Mud and flood bad for spuds

DELUGE: Megan and Tim Parker stand in the water which inundated their family’s spud crops last week. Their father Bill Parker said the heavy rain caused irreversible damage.

Heavy rain has washed away most of a Colac district potato crop.

Yeodene’s Bill Parker suffered significant losses to his low-lying spud crop after last week’s deluge.

“We’ve got about 80 acres out the back and it’s nearly all gone,” Mr Parker said.

“There was about five-and-a-half inches of rain and the spuds were only up to about four inches at this time of year, so there just wasn’t enough cover for them,” he said.

Mr Parker said the flood damage was the worst he had seen in two decades.

“I haven’t seen it this bad in a long time, about 18 or 20 years ago it was pretty shocking but even then the spuds were probably a bit further along than they were this time,” he said.

Mr Parker praised Colac Otway Shire Council maintenance workers for clearing the dirt that washed over Colac-Lorne Road from his farm on Thursday.
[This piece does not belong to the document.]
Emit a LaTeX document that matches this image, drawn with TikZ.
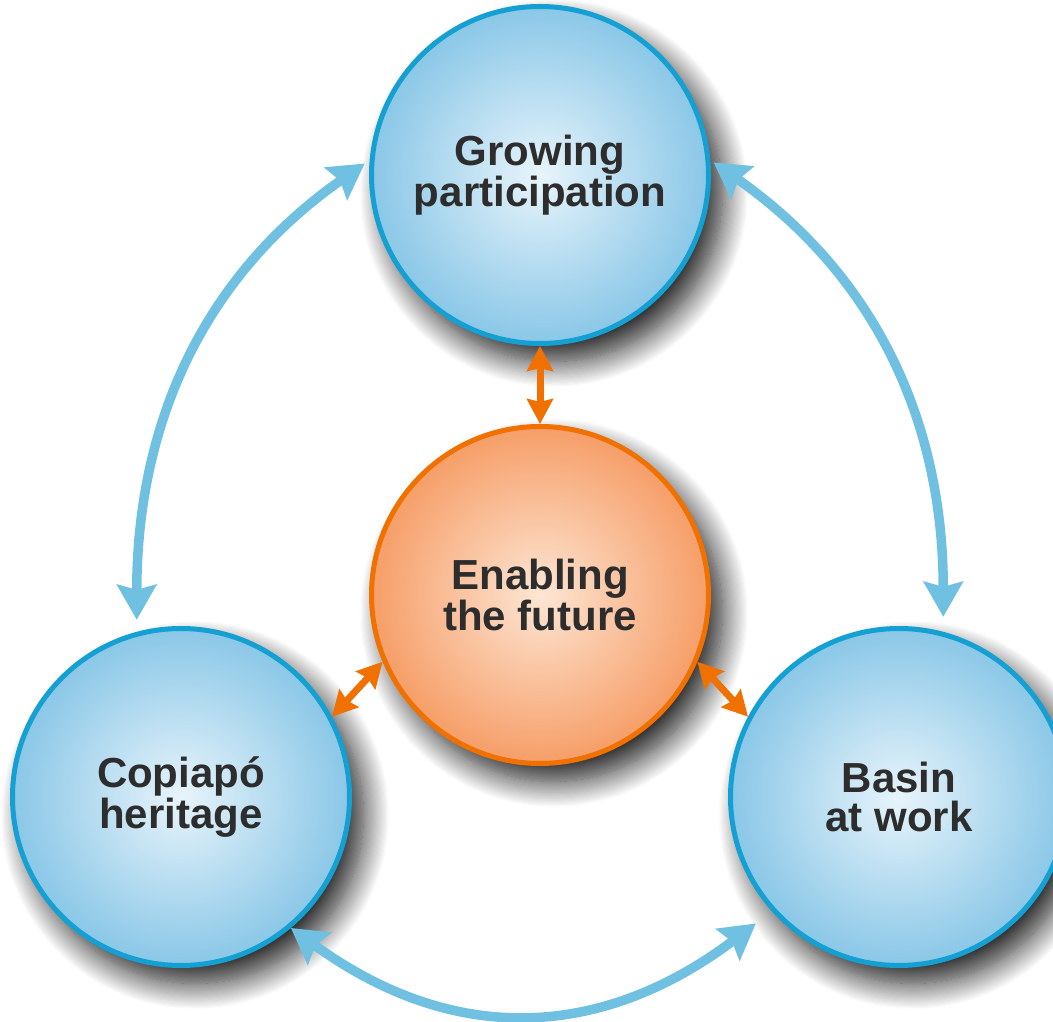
\documentclass[tikz,border=0pt]{standalone}
\usepackage{fontspec}
\setmainfont{Liberation Sans}
\usetikzlibrary{arrows.meta,shadows.blur}
\definecolor{rimblue}{RGB}{20,160,210}
\definecolor{edgeblue}{RGB}{138,199,231}
\definecolor{coreblue}{RGB}{232,244,251}
\definecolor{arrowblue}{RGB}{112,192,226}
\definecolor{rimorange}{RGB}{240,112,0}
\definecolor{edgeorange}{RGB}{246,158,104}
\definecolor{coreorange}{RGB}{253,230,212}
\definecolor{inkgray}{RGB}{45,45,45}
\tikzset{
    >=Stealth,
    bubble/.style={circle,draw,line width=5pt,minimum size=337pt,inner sep=0pt,align=center,
        font=\fontsize{42}{39}\selectfont\bfseries,text=inkgray,shading=radial,
        blur shadow={shadow xshift=14pt,shadow yshift=-18pt,shadow blur radius=26pt,
            shadow blur steps=24,shadow opacity=90}},
    topic/.style={bubble,draw=rimblue,inner color=coreblue,outer color=edgeblue},
    core/.style={bubble,draw=rimorange,inner color=coreorange,outer color=edgeorange},
    flow/.style={draw=arrowblue,line width=9.5pt,
        arrows={Stealth[length=35pt,width=39pt,inset=5pt]-Stealth[length=35pt,width=39pt,inset=5pt]}},
    tie/.style={draw=rimorange,line width=7pt,
        arrows={Stealth[length=25pt,width=26pt,inset=3pt]-Stealth[length=25pt,width=26pt,inset=3pt]}}
}

\begin{document}
\begin{tikzpicture}[x=1pt,y=1pt]
    \useasboundingbox (0,0) rectangle (1053,1021);

    \node[topic] (gp) at (540, 846) {Growing\\participation};
    \node[core] (ef) at (540, 426) {Enabling\\the future};
    \node[topic] (ch) at (181, 224) {Copiapó\\heritage};
    \node[topic] (bw) at (899, 224) {Basin\\at work};

    % outer ring
    \draw[flow,shorten <=12pt,shorten >=6pt] (ch.105) to[out=90,in=215] (gp.175);
    \draw[flow,shorten <=4pt,shorten >=15pt] (gp.5) to[out=-35,in=90] (bw.75);
    \draw[flow,shorten <=20pt] (bw.222) to[out=217,in=324,looseness=1.1] (ch.310);

    % spokes
    \draw[tie] (gp.south) -- (ef.north);
    \draw[tie] (ef.203) -- (ch.28);
    \draw[tie] (ef.337) -- (bw.152);
\end{tikzpicture}
\end{document}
“It just swept away so they had to get a street sweeper to clean it all up,” he said.

Mr Parker, who supplies spuds to biscuit and chip company Arnott’s, said much of his crop was beyond repair.

“I don’t think there’s a lot we can do about most of it since the rain has washed the soil away, and there could be another week of wet weather,” Mr Parker said.

“Right now I can’t get on to the paddocks because it’s too wet, so it’s hard to see what the actual damage is,” he said.

“The last few years we’ve been struggling to meet demands because it’s been so dry and now it’s flooded.

“I’d say farmers with any crops are in the same sort of position but dairy farmers should be okay.”

Mr Parker’s nephew Daniel Parker, who owns Yeoview Potatoes, said he hoped for dry weather after heavy rain affected his crop.

“There’s about 40 hectares with water, some parts have wash marks over it and some still has water laying on it,” Mr Parker said.

“There’s definitely going to be some losses but I won’t know for sure how much until it clears a bit.

“It’s fingers crossed for dry weather with some wind so the ground on the flat areas can dry up.”